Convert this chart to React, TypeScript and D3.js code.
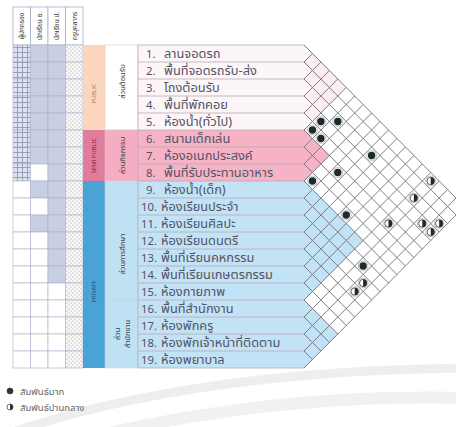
import React from "react";
import * as d3 from "d3";

const W = 456;
const H = 427;

const rowNames = [
  "ลานจอดรถ",
  "พื้นที่จอดรถรับ-ส่ง",
  "โถงต้อนรับ",
  "พื้นที่พักคอย",
  "ห้องน้ำ(ทั่วไป)",
  "สนามเด็กเล่น",
  "ห้องอเนกประสงค์",
  "พื้นที่รับประทานอาหาร",
  "ห้องน้ำ(เด็ก)",
  "ห้องเรียนประจำ",
  "ห้องเรียนศิลปะ",
  "ห้องเรียนดนตรี",
  "พื้นที่เรียนคหกรรม",
  "พื้นที่เรียนเกษตรกรรม",
  "ห้องกายภาพ",
  "พื้นที่สำนักงาน",
  "ห้องพักครู",
  "ห้องพักเจ้าหน้าที่ติดตาม",
  "ห้องพยาบาล",
];

const catNames = ["PUBLIC", "SEMI PUBLIC", "PRIVATE"];
const catStart = [1, 6, 9];
const catEnd = [5, 8, 19];

const subNames = ["ส่วนต้อนรับ", "ส่วนกิจกรรม", "ส่วนการศึกษา", "ส่วน|สำนักงาน"];
const subStart = [1, 6, 9, 16];
const subEnd = [5, 8, 15, 19];

const userNames = ["ผู้ปกครอง", "นักเรียน อ.", "นักเรียน ป.", "ครูบุคลากร"];
const userRowsCol1 = [1, 2, 3, 4, 5, 6, 7, 8];
const userRowsCol2 = [1, 2, 3, 4, 5, 6, 7, 9, 11];
const userRowsCol3 = [1, 2, 3, 4, 5, 6, 7, 8, 9, 10, 11, 12, 13, 14];
const userRowsCol4 = [1, 2, 3, 4, 5, 6, 7, 8, 9, 10, 11, 12, 13, 14, 15, 16, 17, 18, 19];

const strongPairs = [
  [4, 6], [3, 7], [5, 6], [5, 7], [3, 11], [6, 10], [8, 9], [8, 13], [10, 17],
];
const mediumPairs = [
  [1, 16], [3, 16], [6, 16], [4, 18], [3, 19], [4, 19], [11, 18], [12, 18],
];

const legendLabels = ["สัมพันธ์มาก", "สัมพันธ์ปานกลาง"];

const FONT = "'Noto Sans Thai', 'Noto Sans', 'DejaVu Sans', sans-serif";

const catFill = ["#fbd6bd", "#e27c9b", "#4aa3d5"];
const catText = ["#b07a55", "#7a1e3c", "#1f4e6e"];
const subFill = ["#ffffff", "#f4adc2", "#bfe1f4", "#bfe1f4"];
const rowFill = ["#fdf6f8", "#f6b3c6", "#c2e3f5"];
const triFill = ["#fbeef2", "#f6b3c6", "#c2e3f5", "#c2e3f5"];

export default function App() {
  const n = rowNames.length;
  const yRow = d3.scaleLinear().domain([1, n + 1]).range([45, 45 + 17 * n]);
  const xStep = d3.scaleLinear().domain([0, n]).range([304, 304 + 8.45 * n]);
  const xCol = d3.scaleLinear().domain([0, 4]).range([13, 83]);
  const X0 = xStep(0);
  const labelX0 = 138;
  const catX = [83, 105];
  const subX = [105, 138];
  const hh = (yRow(2) - yRow(1)) / 2;

  const rowCat = (k: number) => catStart.findIndex((s, i) => k >= s && k <= catEnd[i]);

  const cellPos = (i: number, j: number) => ({
    x: xStep(j - i),
    y: yRow((i + j) / 2 + 0.5),
  });

  const halfArc = (r: number) =>
    d3.arc()({ innerRadius: 0, outerRadius: r, startAngle: 0, endAngle: Math.PI } as any) as string;

  const userCols = [userRowsCol1, userRowsCol2, userRowsCol3, userRowsCol4];
  const rows = d3.range(1, n + 1);

  const gridLines: string[] = [];
  for (let k = 1; k <= n + 1; k++) {
    const y = yRow(k);
    const down = n + 1 - k;
    const up = k - 1;
    if (down > 0) gridLines.push(`M${X0},${y}L${xStep(down)},${y + down * hh}`);
    if (up > 0) gridLines.push(`M${X0},${y}L${xStep(up)},${y - up * hh}`);
  }

  return (
    <svg
      width={W}
      height={H}
      style={{ position: "absolute", left: 0, top: 0, background: "#fff" }}
      fontFamily={FONT}
    >
      <defs>
        <pattern id="hatch" width="5" height="5" patternUnits="userSpaceOnUse">
          <rect width="5" height="5" fill="#dfe3f0" />
          <path d="M0,2.5H5M2.5,0V5" stroke="#8d98bd" strokeWidth="0.9" />
        </pattern>
        <pattern id="dots" width="4" height="4" patternUnits="userSpaceOnUse">
          <rect width="4" height="4" fill="#fafafa" />
          <circle cx="1" cy="1" r="0.55" fill="#8a8a8a" />
          <circle cx="3" cy="3" r="0.55" fill="#8a8a8a" />
        </pattern>
      </defs>

      <path d="M-10,440 Q180,370 470,368" fill="none" stroke="#eeeeee" strokeWidth={9} />
      <path d="M60,445 Q260,392 470,398" fill="none" stroke="#f1f1f1" strokeWidth={12} />

      {userNames.map((u, c) => (
        <g key={u}>
          <rect x={xCol(c)} y={7} width={xCol(c + 1) - xCol(c)} height={yRow(1) - 7} fill="#fff" stroke="#9aa3c2" strokeWidth={0.7} />
          <text
            transform={`translate(${(xCol(c) + xCol(c + 1)) / 2 + 2.5},${(7 + yRow(1)) / 2}) rotate(-90)`}
            textAnchor="middle"
            fontSize={6.5}
            fill="#333"
          >
            {u}
          </text>
        </g>
      ))}

      {userCols.map((list, c) =>
        rows.map((k) => {
          const on = list.includes(k);
          const fill = !on ? "#fff" : c === 0 ? "url(#hatch)" : c === 3 ? "url(#dots)" : "#c9cfe2";
          return (
            <rect
              key={`${c}-${k}`}
              x={xCol(c)}
              y={yRow(k)}
              width={xCol(c + 1) - xCol(c)}
              height={yRow(k + 1) - yRow(k)}
              fill={fill}
              stroke="#a9b0ca"
              strokeWidth={0.6}
            />
          );
        })
      )}

      {catNames.map((c, i) => {
        const y1 = yRow(catStart[i]);
        const y2 = yRow(catEnd[i] + 1);
        const cy = i === 2 ? yRow(15.5) : (y1 + y2) / 2 + (i === 0 ? 6 : 0);
        return (
          <g key={c}>
            <rect x={catX[0]} y={y1} width={catX[1] - catX[0]} height={y2 - y1} fill={catFill[i]} />
            <text
              transform={`translate(${(catX[0] + catX[1]) / 2 + 2},${cy}) rotate(-90)`}
              textAnchor="middle"
              fontSize={5.8}
              fill={catText[i]}
            >
              {c}
            </text>
          </g>
        );
      })}

      {subNames.map((s, i) => {
        const y1 = yRow(subStart[i]);
        const y2 = yRow(subEnd[i] + 1);
        const lines = s.split("|");
        const cx = (subX[0] + subX[1]) / 2;
        const cy = i === 2 ? yRow(13.3) : (y1 + y2) / 2 - (i === 0 ? 6 : 0);
        return (
          <g key={s}>
            <rect x={subX[0]} y={y1} width={subX[1] - subX[0]} height={y2 - y1} fill={subFill[i]} stroke="#d9c9d0" strokeWidth={0.6} />
            {lines.map((l, li) => (
              <text
                key={l}
                transform={`translate(${cx + 3 + (li - (lines.length - 1) / 2) * 10},${cy}) rotate(-90)`}
                textAnchor="middle"
                fontSize={7.5}
                fill="#444"
              >
                {l}
              </text>
            ))}
          </g>
        );
      })}

      {subNames.map((s, i) => {
        const a = subStart[i];
        const b = subEnd[i];
        const m = b - a + 1;
        return (
          <path
            key={`tri-${s}`}
            d={`M${X0},${yRow(a)}L${xStep(m)},${(yRow(a) + yRow(b + 1)) / 2}L${X0},${yRow(b + 1)}Z`}
            fill={triFill[i]}
          />
        );
      })}

      {rows.map((k) => {
        const ci = rowCat(k);
        const mid = (yRow(k) + yRow(k + 1)) / 2;
        const nx = k < 10 ? 146 : 141;
        const tx = k < 10 ? 164 : 161;
        return (
          <g key={`row-${k}`}>
            <rect x={labelX0} y={yRow(k)} width={X0 - labelX0} height={yRow(k + 1) - yRow(k)} fill={rowFill[ci]} />
            <path d={`M${X0},${yRow(k)}L${xStep(1)},${mid}L${X0},${yRow(k + 1)}Z`} fill={rowFill[ci]} />
            <text x={nx} y={mid + 4.2} fontSize={11.3} fill="#535366">
              {`${k}.`}
            </text>
            <text transform={`translate(${tx},${mid + 4.3}) scale(1.05,1)`} fontSize={12.2} fill="#535366">
              {rowNames[k - 1]}
            </text>
          </g>
        );
      })}

      {d3.range(1, n + 2).map((k) => (
        <line key={`sep-${k}`} x1={labelX0} x2={X0} y1={yRow(k)} y2={yRow(k)} stroke="#b9aab3" strokeWidth={0.8} />
      ))}
      <line x1={labelX0} x2={labelX0} y1={yRow(1)} y2={yRow(n + 1)} stroke="#b9aab3" strokeWidth={0.8} />

      <path d={gridLines.join("")} fill="none" stroke="#7d7d86" strokeWidth={1} />

      {strongPairs.map(([i, j]) => {
        const p = cellPos(i, j);
        return (
          <g key={`s-${i}-${j}`} transform={`translate(${p.x},${p.y})`}>
            <circle r={4.9} fill="#fff" stroke="#9a9a9a" strokeWidth={0.6} />
            <circle r={3.7} fill="#1d2a2b" />
          </g>
        );
      })}

      {mediumPairs.map(([i, j]) => {
        const p = cellPos(i, j);
        return (
          <g key={`m-${i}-${j}`} transform={`translate(${p.x},${p.y})`}>
            <circle r={4.9} fill="#fff" stroke="#9a9a9a" strokeWidth={0.6} />
            <circle r={3.7} fill="#fff" stroke="#1d2a2b" strokeWidth={0.7} />
            <path d={halfArc(3.7)} fill="#1d2a2b" />
          </g>
        );
      })}

      {legendLabels.map((l, i) => {
        const cy = 391 + i * 16;
        return (
          <g key={l}>
            <circle cx={10} cy={cy} r={3} fill={i === 0 ? "#333" : "#fff"} stroke="#333" strokeWidth={0.7} />
            {i === 1 && <path d={halfArc(3)} transform={`translate(10,${cy})`} fill="#333" />}
            <text x={20} y={cy + 3.5} fontSize={9.5} fill="#666">
              {l}
            </text>
          </g>
        );
      })}
    </svg>
  );
}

**Objective**. Reproduce the data above word for word from its first line through the line that holds "const H = 427;", both ends included; skip pictures.

**Response to this exercise**.
Convert this chart to React, TypeScript and D3.js code.
import React from "react";
import * as d3 from "d3";

const W = 456;
const H = 427;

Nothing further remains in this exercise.